#### SUPPLIED INFORMATION
·····
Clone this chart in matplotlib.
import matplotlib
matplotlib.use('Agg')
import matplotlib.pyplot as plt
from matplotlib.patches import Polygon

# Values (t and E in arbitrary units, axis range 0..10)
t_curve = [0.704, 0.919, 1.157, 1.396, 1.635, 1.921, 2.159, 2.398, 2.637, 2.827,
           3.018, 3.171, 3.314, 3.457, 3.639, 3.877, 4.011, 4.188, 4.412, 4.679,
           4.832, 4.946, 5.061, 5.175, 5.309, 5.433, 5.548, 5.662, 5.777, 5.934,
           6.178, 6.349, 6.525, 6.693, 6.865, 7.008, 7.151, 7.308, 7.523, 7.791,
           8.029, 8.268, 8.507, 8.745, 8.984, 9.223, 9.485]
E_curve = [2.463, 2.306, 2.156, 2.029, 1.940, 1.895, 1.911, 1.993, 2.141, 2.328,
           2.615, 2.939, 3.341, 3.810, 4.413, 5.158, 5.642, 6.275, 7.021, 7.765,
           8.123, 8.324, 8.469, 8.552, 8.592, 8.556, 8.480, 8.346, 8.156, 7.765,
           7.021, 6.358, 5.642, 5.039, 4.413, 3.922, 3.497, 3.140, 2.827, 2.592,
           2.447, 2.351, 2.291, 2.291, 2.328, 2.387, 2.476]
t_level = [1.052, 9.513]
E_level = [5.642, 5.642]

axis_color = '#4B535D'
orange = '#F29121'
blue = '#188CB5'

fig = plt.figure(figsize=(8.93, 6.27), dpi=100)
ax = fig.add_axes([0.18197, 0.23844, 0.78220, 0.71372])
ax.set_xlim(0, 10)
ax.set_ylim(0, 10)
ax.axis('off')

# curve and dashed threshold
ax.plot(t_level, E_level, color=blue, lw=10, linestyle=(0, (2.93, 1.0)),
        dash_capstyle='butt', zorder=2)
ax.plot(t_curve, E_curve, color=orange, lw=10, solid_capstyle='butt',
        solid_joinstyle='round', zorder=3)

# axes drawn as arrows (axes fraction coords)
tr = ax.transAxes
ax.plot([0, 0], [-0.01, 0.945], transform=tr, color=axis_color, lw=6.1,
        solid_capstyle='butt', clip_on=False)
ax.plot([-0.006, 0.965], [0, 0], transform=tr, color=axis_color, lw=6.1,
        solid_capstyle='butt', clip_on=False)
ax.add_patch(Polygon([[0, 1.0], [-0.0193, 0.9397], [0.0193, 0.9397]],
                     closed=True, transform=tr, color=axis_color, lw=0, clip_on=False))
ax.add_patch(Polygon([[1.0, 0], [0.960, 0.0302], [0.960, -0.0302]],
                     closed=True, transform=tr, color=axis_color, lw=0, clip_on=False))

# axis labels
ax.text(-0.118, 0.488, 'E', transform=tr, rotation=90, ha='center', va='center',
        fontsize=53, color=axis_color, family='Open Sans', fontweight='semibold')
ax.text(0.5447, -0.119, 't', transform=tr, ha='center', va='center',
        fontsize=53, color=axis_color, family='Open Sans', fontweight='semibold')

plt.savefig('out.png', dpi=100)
·····
#### WHAT IS EXPECTED
Everything from the first line of the data through the line containing "from matplotlib.patches import Polygon" should be echoed exactly. Add nothing.

#### OUTPUT
Clone this chart in matplotlib.
import matplotlib
matplotlib.use('Agg')
import matplotlib.pyplot as plt
from matplotlib.patches import Polygon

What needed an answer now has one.